Meet Middleton’s girls golf team, the top-ranked team in the state.

Individually, the Cardinals, led by seniors Kate Meier and Makenzie Hodson, are all capable of shooting in the 30s for nine holes and likely the 70s for 18 at any given time. Collectively, they’re capable of hitting the low 300s, having already posted 303 at one event this season.

“Obviously it’s our goal after finishing second at state last year,” coach Becky Halverson said of potentially taking home a state title. “They were all on the team, so they’ve seen what it’s like to finish second and they enjoyed it. But they’ve got that little extra drive in them that they want to see what it’s like to win.”

The Cardinals have 19 state appearances, including each of the past seven years. They won state titles in 2009 and 2015 – the latter coming when Meier and Hodson were in eighth grade.

Meier, a Loyola (Ill.) recruit, has high hopes for this team’s chances of claiming gold at University Ridge Golf Course in Verona.

“It would mean everything to myself and the girls,” she said. “We work very hard throughout the year. In the spring, summer, and through the fall. We’ve taken second, eighth and second (the past three seasons). I’m doing it for my friends, family and all my coaches. It would mean a lot for us.”

Aside the from low scores, the reason the Cardinals hold this opportunity is largely due to the leadership of their two seniors, Halverson said. They push and tutor junior Glenna Sanderson, sophomore Ellie Frisch, sophomore Milanne Dahmen, freshman Amanda Beckman and sophomore Karlye Kriewaldt.

Meier is known simply as “Momma Kate” to her teammates. She makes sure everyone is taken care of and feeling up to par.

“She’s so supportive on and off the course,” Hodson said. “The teammate, friend that you can go to for everything and anything. She’s a great role model for the girls. She’s able to relate to the other girls, they feel supported and acknowledged by her.”

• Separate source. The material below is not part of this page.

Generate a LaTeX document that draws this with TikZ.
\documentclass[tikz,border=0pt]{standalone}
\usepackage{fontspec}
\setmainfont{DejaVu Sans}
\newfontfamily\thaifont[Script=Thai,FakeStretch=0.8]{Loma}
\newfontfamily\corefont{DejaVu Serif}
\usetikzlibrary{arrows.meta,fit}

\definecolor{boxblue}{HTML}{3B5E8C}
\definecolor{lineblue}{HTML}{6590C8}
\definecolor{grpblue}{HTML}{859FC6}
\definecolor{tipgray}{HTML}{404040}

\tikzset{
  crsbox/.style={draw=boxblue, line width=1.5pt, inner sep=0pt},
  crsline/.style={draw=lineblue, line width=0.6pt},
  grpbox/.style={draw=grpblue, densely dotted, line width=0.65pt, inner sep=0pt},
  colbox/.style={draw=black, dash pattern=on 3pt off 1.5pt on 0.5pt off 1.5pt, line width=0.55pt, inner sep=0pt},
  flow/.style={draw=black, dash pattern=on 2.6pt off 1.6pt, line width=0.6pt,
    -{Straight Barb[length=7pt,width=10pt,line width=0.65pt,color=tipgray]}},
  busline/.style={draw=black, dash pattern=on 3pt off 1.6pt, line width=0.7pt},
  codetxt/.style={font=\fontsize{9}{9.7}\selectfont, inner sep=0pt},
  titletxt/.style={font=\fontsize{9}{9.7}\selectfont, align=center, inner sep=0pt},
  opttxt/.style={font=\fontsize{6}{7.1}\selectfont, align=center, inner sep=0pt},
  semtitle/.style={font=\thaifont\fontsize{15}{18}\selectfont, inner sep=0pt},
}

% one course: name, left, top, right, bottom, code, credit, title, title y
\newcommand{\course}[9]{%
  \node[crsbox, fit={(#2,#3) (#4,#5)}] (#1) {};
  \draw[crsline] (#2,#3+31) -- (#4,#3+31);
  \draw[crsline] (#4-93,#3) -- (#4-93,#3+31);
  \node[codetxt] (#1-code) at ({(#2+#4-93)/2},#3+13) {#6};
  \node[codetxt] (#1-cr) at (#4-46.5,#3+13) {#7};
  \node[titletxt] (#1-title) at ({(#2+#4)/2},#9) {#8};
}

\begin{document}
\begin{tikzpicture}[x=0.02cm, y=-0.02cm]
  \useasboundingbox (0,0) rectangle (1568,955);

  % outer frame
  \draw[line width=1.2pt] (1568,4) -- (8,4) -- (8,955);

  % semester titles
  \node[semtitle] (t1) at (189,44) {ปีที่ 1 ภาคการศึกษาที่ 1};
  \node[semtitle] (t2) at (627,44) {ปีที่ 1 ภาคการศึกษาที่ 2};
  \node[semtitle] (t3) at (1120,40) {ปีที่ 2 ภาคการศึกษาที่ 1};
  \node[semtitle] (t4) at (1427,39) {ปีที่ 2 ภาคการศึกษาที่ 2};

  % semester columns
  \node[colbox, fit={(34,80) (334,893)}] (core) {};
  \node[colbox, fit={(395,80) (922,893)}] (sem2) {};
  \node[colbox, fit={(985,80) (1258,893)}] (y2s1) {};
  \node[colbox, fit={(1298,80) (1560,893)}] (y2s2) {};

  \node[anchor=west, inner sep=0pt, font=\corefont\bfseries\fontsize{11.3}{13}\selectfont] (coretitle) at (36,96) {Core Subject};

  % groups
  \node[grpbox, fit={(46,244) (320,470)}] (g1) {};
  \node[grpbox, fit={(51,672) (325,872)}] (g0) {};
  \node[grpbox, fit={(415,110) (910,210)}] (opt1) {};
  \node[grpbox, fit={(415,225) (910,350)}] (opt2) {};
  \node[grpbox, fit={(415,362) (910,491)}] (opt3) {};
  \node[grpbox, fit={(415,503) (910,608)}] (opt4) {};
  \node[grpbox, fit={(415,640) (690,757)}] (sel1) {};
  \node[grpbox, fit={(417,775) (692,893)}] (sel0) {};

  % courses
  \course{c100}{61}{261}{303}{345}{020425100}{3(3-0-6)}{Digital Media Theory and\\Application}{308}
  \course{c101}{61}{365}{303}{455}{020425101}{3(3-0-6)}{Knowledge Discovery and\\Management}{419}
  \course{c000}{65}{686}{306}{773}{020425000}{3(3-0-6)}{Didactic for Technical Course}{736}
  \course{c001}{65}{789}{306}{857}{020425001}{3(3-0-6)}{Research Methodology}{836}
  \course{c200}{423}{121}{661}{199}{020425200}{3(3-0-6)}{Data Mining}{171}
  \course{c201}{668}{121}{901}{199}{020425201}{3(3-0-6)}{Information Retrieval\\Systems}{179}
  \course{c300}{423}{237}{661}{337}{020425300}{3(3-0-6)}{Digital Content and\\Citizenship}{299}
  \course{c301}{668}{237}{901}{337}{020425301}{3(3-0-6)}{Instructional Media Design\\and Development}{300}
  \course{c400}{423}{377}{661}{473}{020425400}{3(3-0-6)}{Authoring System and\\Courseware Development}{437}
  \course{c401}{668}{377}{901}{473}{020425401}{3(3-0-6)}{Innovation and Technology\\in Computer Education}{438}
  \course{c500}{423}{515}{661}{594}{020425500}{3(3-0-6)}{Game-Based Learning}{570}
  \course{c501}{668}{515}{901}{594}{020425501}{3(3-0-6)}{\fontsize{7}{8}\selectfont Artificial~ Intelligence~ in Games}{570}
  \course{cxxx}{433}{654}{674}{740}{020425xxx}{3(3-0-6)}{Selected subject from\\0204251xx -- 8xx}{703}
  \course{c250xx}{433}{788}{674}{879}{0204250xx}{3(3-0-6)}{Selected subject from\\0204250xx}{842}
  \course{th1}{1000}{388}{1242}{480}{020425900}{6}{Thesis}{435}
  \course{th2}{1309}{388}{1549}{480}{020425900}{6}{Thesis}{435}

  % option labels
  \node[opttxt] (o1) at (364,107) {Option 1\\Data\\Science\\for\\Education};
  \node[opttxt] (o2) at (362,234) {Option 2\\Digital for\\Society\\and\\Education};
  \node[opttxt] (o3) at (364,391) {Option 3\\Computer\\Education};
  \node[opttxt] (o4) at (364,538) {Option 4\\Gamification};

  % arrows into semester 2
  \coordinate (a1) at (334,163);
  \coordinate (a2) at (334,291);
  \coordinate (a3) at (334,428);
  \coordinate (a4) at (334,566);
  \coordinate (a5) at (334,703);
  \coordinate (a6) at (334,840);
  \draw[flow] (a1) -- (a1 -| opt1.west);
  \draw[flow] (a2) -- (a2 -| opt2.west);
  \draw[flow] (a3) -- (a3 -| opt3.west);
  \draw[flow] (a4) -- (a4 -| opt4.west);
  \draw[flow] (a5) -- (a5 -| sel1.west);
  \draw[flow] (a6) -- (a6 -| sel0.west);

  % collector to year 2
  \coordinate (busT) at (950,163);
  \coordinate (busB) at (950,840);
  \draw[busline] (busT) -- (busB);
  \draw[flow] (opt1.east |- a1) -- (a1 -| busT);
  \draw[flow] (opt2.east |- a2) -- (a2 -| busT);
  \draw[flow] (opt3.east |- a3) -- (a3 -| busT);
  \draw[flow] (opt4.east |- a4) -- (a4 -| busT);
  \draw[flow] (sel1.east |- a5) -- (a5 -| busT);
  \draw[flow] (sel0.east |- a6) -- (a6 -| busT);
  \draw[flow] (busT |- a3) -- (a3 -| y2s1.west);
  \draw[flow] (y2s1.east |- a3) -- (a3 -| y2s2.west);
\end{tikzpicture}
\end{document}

Meier’s driver also sports a puppy dog headcover nicknamed Arnie, for the late, great Arnold Palmer. Her teammates liked it so much that they each got an animal headcover of their own — roosters, llamas, cows, and pigs are just some of the creatures among the crew.

Hodson, meanwhile, is the vocal leader on the team. She’ll give a few pep talks here and there, but her specialty is giving each teammate a ceremonial hug before they tee off in a meet. She also has implemented the 3-second rule, where she only allows herself 3 seconds of anger after a poor shot.

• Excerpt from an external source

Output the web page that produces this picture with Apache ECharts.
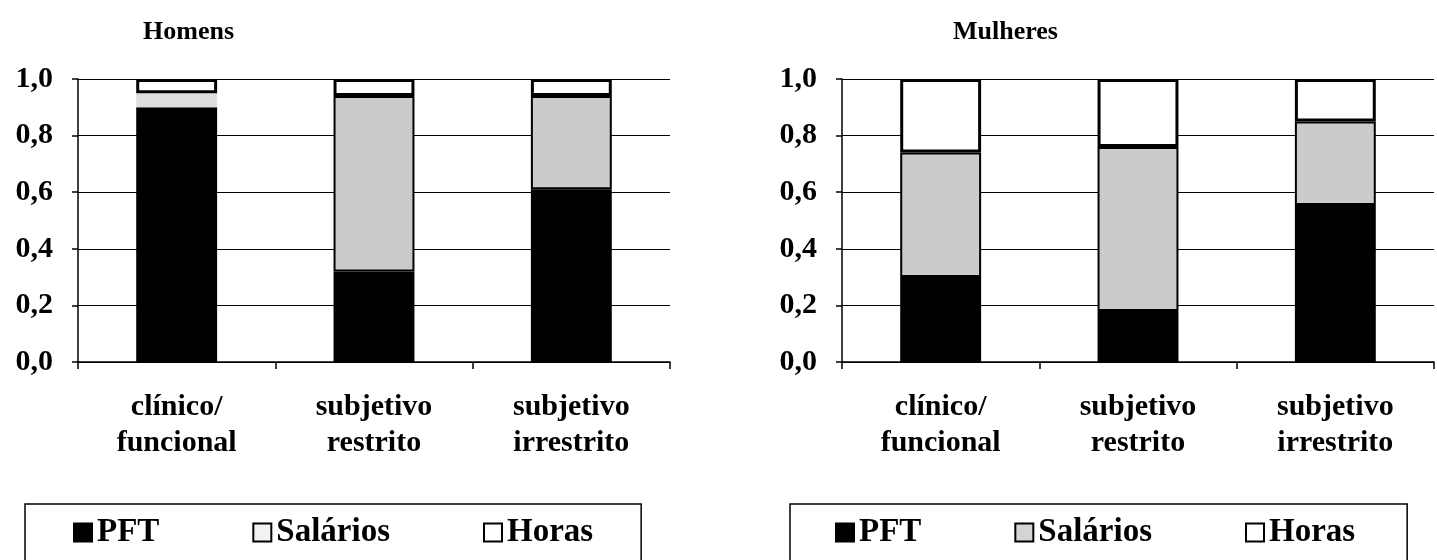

“It’s like they’re all sisters,” Halverson said. “They help each other out constantly.”

Make no mistake, that help includes golf fundamentals and some friendly competition as well.

Meier, who averages around 275 yards off the tee, isn’t a bad friend to ask for help. She’s carded multiple rounds of 74 this season. Her career low is a 72.

She worked hard on her game from 100 yards and in during the offseason and credited Blackhawk Country Club director of golf Derek Schnarr with helping her improve. She finished fifth individually at state last season posting 78-77.

“Driving the ball far isn’t something that’s difficult for me, but when I get close around the pin that’s where the biggest shots are manufactured so tightening that up was a big goal of mine and I definitely have made that,” Meier said.

Hodson also has carded a 74 this season. She rarely uses her driver off the tee, citing too many wayward results. Her driver remains in good hands, so to speak, hidden in her golf bag by a cow animal headcover named Bessy.

“Bessy is unique,” Hodson quipped.

As anyone can see, this group of Cardinals is a fun and tight-knit bunch. Middleton posted 334-325 at state last season to finish eight shots back of Kettle Moraine.

With Middleton averaging around 322 as a team this season, the hope is to claim the top prize.

“I think the sky is the limit with how low we can go,” Meier said. “But we are hoping to really peak in the postseason.”